Homilía para el XXV Domingo del Tiempo Ordinario Ciclo C
Diligentes para las cosas del cielo
En el Evangelio de hoy vemos la parábola del administrador injusto, un hombre que, al verse despedido, actúa con astucia para asegurarse el futuro. Ciertamente Jesús no aprueba el fraude que realiza, sino que reconoce su capacidad de prever. Llegando a decir“Los hijos de este mundo son más astutos en sus negocios que los hijos de la luz” (Lc 16,8).

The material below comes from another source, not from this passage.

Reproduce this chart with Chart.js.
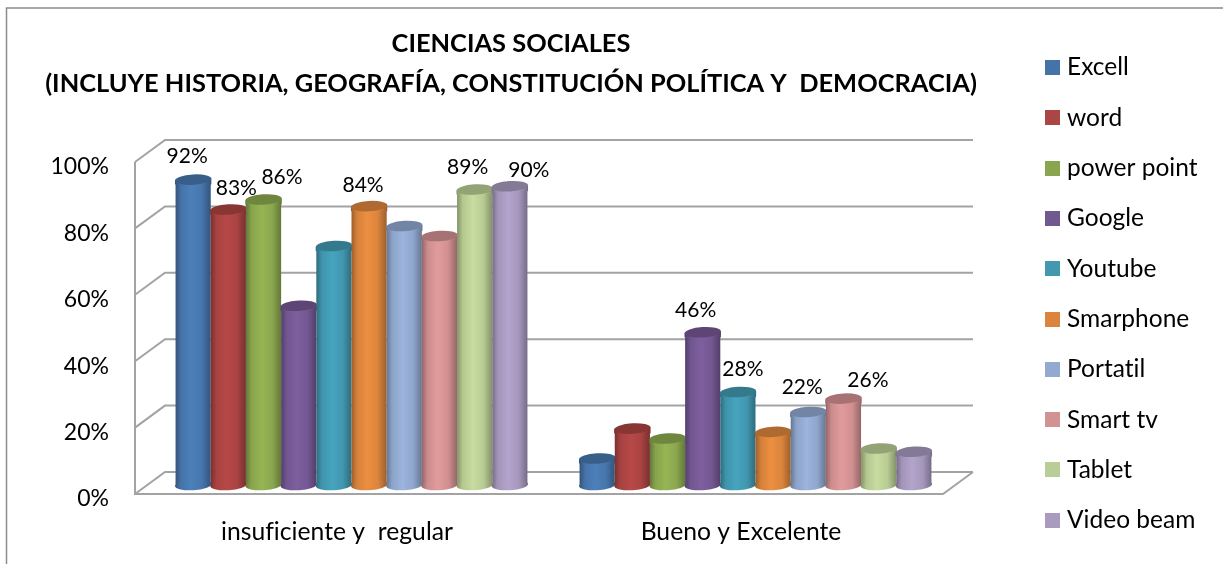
<!DOCTYPE html>
<html><head><meta charset="utf-8">
<style>html,body{margin:0;padding:0;background:#fff}canvas{display:block}</style>
<script src="https://cdn.jsdelivr.net/npm/chart.js@4"></script>
</head><body>
<canvas id="c" width="1223" height="564"></canvas>
<script>
const categories = ['insuficiente y  regular', 'Bueno y Excelente'];
const seriesNames = ['Excell','word','power point','Google','Youtube','Smarphone','Portatil','Smart tv','Tablet','Video beam'];
const excell = [92, 8];
const word = [83, 17];
const powerPoint = [86, 14];
const google = [54, 46];
const youtube = [72, 28];
const smarphone = [84, 16];
const portatil = [78, 22];
const smartTv = [75, 26];
const tablet = [89, 11];
const videoBeam = [90, 10];
const seriesValues = [excell, word, powerPoint, google, youtube, smarphone, portatil, smartTv, tablet, videoBeam];
const tickValues = [0, 20, 40, 60, 80, 100];
const titleLines = ['CIENCIAS SOCIALES', '(INCLUYE HISTORIA, GEOGRAFÍA, CONSTITUCIÓN POLÍTICA Y  DEMOCRACIA)'];

const barColors = ['#4A7CB5','#B24745','#92B052','#7A5C9A','#449FB8','#E58B3F','#97AFD8','#DB9698','#C2D69B','#AE9FC6'];
const legendColors = ['#4572A7','#AA4643','#89A54E','#71588F','#4198AF','#DB843D','#93A9CF','#D19392','#B9CD96','#A99BBD'];
// hand-placed data labels: [series, category, dx, dy] relative to the bar top
const labelPlacement = [[0,0,-6,-23],[1,0,8,-21],[2,0,18.5,-22],[5,0,-6,-21],[8,0,-7,-22.5],[9,0,19,-16],
                        [3,1,-7,-22],[4,1,5,-23],[6,1,-6,-25],[7,1,24.5,-18]];

const FONT = 'Lato, Carlito, Calibri, sans-serif';
const DEPTH_X = 30, DEPTH_Y = -22, BAR_DX = 14.5, BAR_DY = -9, CAT_PCT = 0.871;
const WALL = '#A3A3A3';

function shade(hex, f) {
  const n = parseInt(hex.slice(1), 16);
  const c = [n >> 16, (n >> 8) & 255, n & 255].map(v => Math.min(255, Math.round(v * f)));
  return 'rgb(' + c.join(',') + ')';
}
function barFill(ctx) {
  const chart = ctx.chart, sx = chart.scales && chart.scales.x, color = barColors[ctx.datasetIndex];
  if (!sx || ctx.dataIndex === undefined) return color;
  const bw = sx.width / categories.length * CAT_PCT / seriesNames.length;
  const cx = sx.getPixelForValue(ctx.dataIndex) + (ctx.datasetIndex - (seriesNames.length - 1) / 2) * bw;
  if (!isFinite(cx) || !isFinite(bw) || bw <= 0) return color;
  return cylinderGradient(chart.ctx, cx - bw / 2, cx + bw / 2, color);
}
function cylinderGradient(c, x0, x1, color) {
  const g = c.createLinearGradient(x0, 0, x1, 0);
  [[0,.68],[.16,.93],[.45,1.03],[.75,.95],[1,.68]].forEach(s => g.addColorStop(s[0], shade(color, s[1])));
  return g;
}
function swatch(color) {
  const cv = document.createElement('canvas');
  cv.width = 15; cv.height = 15;
  const x = cv.getContext('2d'); x.fillStyle = color; x.fillRect(0, 0, 15, 15);
  return cv;
}
const swatches = legendColors.map(swatch);

const scene = {
  id: 'scene',
  beforeDraw(chart) {
    const c = chart.ctx;
    c.letterSpacing = '0.01px';
    c.save();
    c.fillStyle = '#fff'; c.fillRect(0, 0, chart.width, chart.height);
    c.strokeStyle = '#8C8C8C'; c.lineWidth = 1.5;
    c.beginPath(); c.moveTo(6.5, chart.height); c.lineTo(6.5, 8); c.lineTo(chart.width, 8); c.stroke();
    c.restore();
  },
  beforeLayout(chart) {
    const l = chart.legend;
    if (!l._wrapped) {
      const f = l.fit.bind(l);
      l.fit = () => { f(); l.width = 280; };
      l._wrapped = true;
    }
  },
  afterLayout(chart) {
    const l = chart.legend;
    l.left = 1024.45; l.right = 1223; l.top = 29.5; l.bottom = 600;
    const t = chart.titleBlock;
    t.left = 0; t.right = 1022;
  },
  beforeDatasetsDraw(chart) {
    const c = chart.ctx, a = chart.chartArea, y = chart.scales.y;
    c.save();
    c.strokeStyle = WALL; c.lineWidth = 2;
    tickValues.forEach(v => {
      const p = y.getPixelForValue(v);
      c.beginPath();
      c.moveTo(a.left, p); c.lineTo(a.left + DEPTH_X, p + DEPTH_Y); c.lineTo(a.right + DEPTH_X, p + DEPTH_Y);
      c.stroke();
    });
    c.beginPath();
    c.moveTo(a.left, a.top); c.lineTo(a.left, a.bottom); c.lineTo(a.right, a.bottom); c.lineTo(a.right + DEPTH_X, a.bottom + DEPTH_Y);
    c.stroke();
    c.restore();
    // paint left to right so each cylinder sits over its left neighbour
    seriesNames.forEach((n, i) => chart._drawDataset(chart.getDatasetMeta(i)));
    c.save();
    c.fillStyle = '#000';
    c.font = '21px ' + FONT;
    c.textAlign = 'center'; c.textBaseline = 'middle';
    labelPlacement.forEach(p => {
      const el = chart.getDatasetMeta(p[0]).data[p[1]];
      c.fillText(seriesValues[p[0]][p[1]] + '%', el.x + BAR_DX + p[2], el.y + BAR_DY + p[3]);
    });
    c.restore();
    return false;
  },
  beforeDatasetDraw(chart) {
    chart.ctx.save();
    chart.ctx.translate(BAR_DX, BAR_DY);
  },
  afterDatasetDraw(chart, args) {
    const c = chart.ctx, color = barColors[args.index], tilt = -0.06;
    args.meta.data.forEach(el => {
      const rx = el.width / 2 + 0.6, ry = 5.2;
      c.fillStyle = cylinderGradient(c, el.x - rx, el.x + rx, color);
      c.beginPath(); c.ellipse(el.x, el.base, rx, ry, tilt, 0, Math.PI * 2); c.fill();
      c.beginPath();
      c.moveTo(el.x - rx, el.y + 1); c.lineTo(el.x + rx, el.y - 1); c.lineTo(el.x + rx, el.y + 5); c.lineTo(el.x - rx, el.y + 5); c.fill();
      c.fillStyle = shade(color, 0.76);
      c.beginPath(); c.ellipse(el.x, el.y, rx, ry, tilt, 0, Math.PI * 2); c.fill();
    });
    c.restore();
  }
};

new Chart(document.getElementById('c'), {
  type: 'bar',
  plugins: [scene],
  data: {
    labels: categories,
    datasets: seriesNames.map((name, i) => ({
      label: name,
      data: seriesValues[i],
      clip: false,
      backgroundColor: barFill,
      borderWidth: 0,
      categoryPercentage: CAT_PCT,
      barPercentage: 1
    }))
  },
  options: {
    responsive: false,
    animation: false,
    layout: { padding: 0 },
    scales: {
      x: {
        grid: { display: false, drawTicks: false },
        border: { display: false },
        ticks: { color: '#000', font: { family: FONT, size: 24.7 }, padding: 23, maxRotation: 0, autoSkip: false },
        afterFit(s) { s.height = 70; }
      },
      y: {
        min: 0, max: 100,
        grid: { display: false, drawTicks: false },
        border: { display: false },
        ticks: { color: '#000', font: { family: FONT, size: 23 }, padding: 26, stepSize: 20, labelOffset: 5, callback: v => v + '%' },
        afterFit(s) { s.width = 135; }
      }
    },
    plugins: {
      tooltip: { enabled: false },
      title: {
        display: true,
        text: titleLines,
        color: '#000',
        font: { family: FONT, size: 25.4, weight: 'bold', lineHeight: 1.575 },
        padding: { top: 24, bottom: 58 }
      },
      legend: {
        position: 'right',
        align: 'start',
        onClick: null,
        labels: {
          color: '#000',
          font: { family: FONT, size: 24.5 },
          usePointStyle: true,
          pointStyleWidth: 4.5,
          padding: 25.8,
          generateLabels(chart) {
            return chart.data.datasets.map((d, i) => ({
              text: d.label, datasetIndex: i, pointStyle: swatches[i], fontColor: '#000',
              fillStyle: legendColors[i], strokeStyle: legendColors[i], lineWidth: 0, hidden: false
            }));
          }
        }
      }
    }
  }
});
</script>
</body></html>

En esto encontramos un fuerte llamado de atención: si los que buscan intereses materiales son diligentes con sus cosas, ¿cuánto más los cristianos debemos serlo cuando se trata del Reino de los cielos? San Agustín decía: “Él se preocupó por la vida que tiene un fin, y ¿no te preocupas tú por la eterna?” (Serm. 359,10).
Jesús nos invita a vivir con la misma inteligencia práctica que los hombres de negocios aplican a sus proyectos, pero no en función de lo perecedero, sino de lo eterno. La verdadera diligencia del cristiano se evidencia en como organiza la vida con vistas al Reino.
La riqueza: lícita, pero subordinada a Dios
Significa esto entonces que aspirar a crecer económicamente, tener más dinero o producir ¿son cosas malas? Podemos afirmar que no lo son en sí mismas, pero hemos de estar atentos sobre a quién quiero servir.
La Iglesia ha enseñado siempre que el trabajo honesto, la adquisición de bienes y el crecimiento económico son lícitos, e incluso necesarios para sostener a la familia y contribuir al bien común, el peligro es hacer de los bieens un fin en sí mismos. Benedicto XVI lo decía con claridad: “El lucro es naturalmente legítimo y, en una medida justa, necesario para el desarrollo económico. Pero cuando predomina la lógica del lucro absoluto, aumenta la desproporción entre ricos y pobres y una dañosa explotación del planeta” (Ángelus, 23-09-2007).
El verdadero problema aparece cuando el dinero se convierte en ídolo, cuando en lugar de ser instrumento de servicio se transforma en dueño del corazón.
Por eso, hermanos, no basta con preguntarnos si lo que hacemos es legal o rentable; debemos preguntarnos si es moralmente bueno y si contribuye a la gloria de Dios. Todo esfuerzo económico debe ponerse al servicio del Reino: el trabajo, la empresa, el ahorro y la inversión son buenos cuando colaboran al bien común y se subordinan al Señor. La riqueza no es mala en sí misma; lo malo es convertirla en ídolo.
La limosna cristiana
Un gran remedio para prevernos de este mal es el ejercicio de la limosna, esta no es simplemente dar dinero o cosas materiales; sino que es un ejercicio ascético de despojo y un auténtico acto de amor cristiano por el cual compartimos lo que hemos recibido de Dios con quienes lo necesitan. Benedicto XVI decía: “La limosna no es filantropía: es una expresión concreta de la caridad, que exige la conversión interior al amor de Dios y de los hermanos” (Mensaje de Cuaresma 2008, 3).
La limosna se procura dar sin hacer distinción de personas, alcanzando incluso al desconocido y al enemigo; se busca hacer sin afán de ostentación sino movidos por el amor a Dios y al prójimo y es personal, cada quien da de lo que tiene según su posibilidad (Zaqueo, la viuda, Pedro y su barca, hasta un vaso de agua)
Podríamos pensar en cinco beneficios que nos trae la limosna
- Purifica el corazón del apego a los bienes materiales.
- Dispone al perdón de los pecados: “La caridad cubre multitud de pecados” (1 Pe 4,8).
- Nos acerca a Dios y a los hermanos, creando vínculos de comunión.
- Abre a la misericordia divina en el juicio: “Dichosos los misericordiosos, porque ellos alcanzarán misericordia”(Mt 5,7).
- Produce alegría interior y paz espiritual, porque “hay más felicidad en dar que en recibir” (Hch 20,35).
A la luz de esta palabra que se nos da hoy pidamos al Señor hoy lo gracia de que nuestro corazón no se apega al afán de dinero y bienes materiales sino que antes bien aprendamos a ser diligentes en la búsqueda de los bienes del cielo. Que hagan mella en nuestro corazón aquellas palabras de san Agustín: “Él se preocupó por la vida que tiene un fin, y ¿no te preocupas tú por la eterna?” (Serm. 359,10).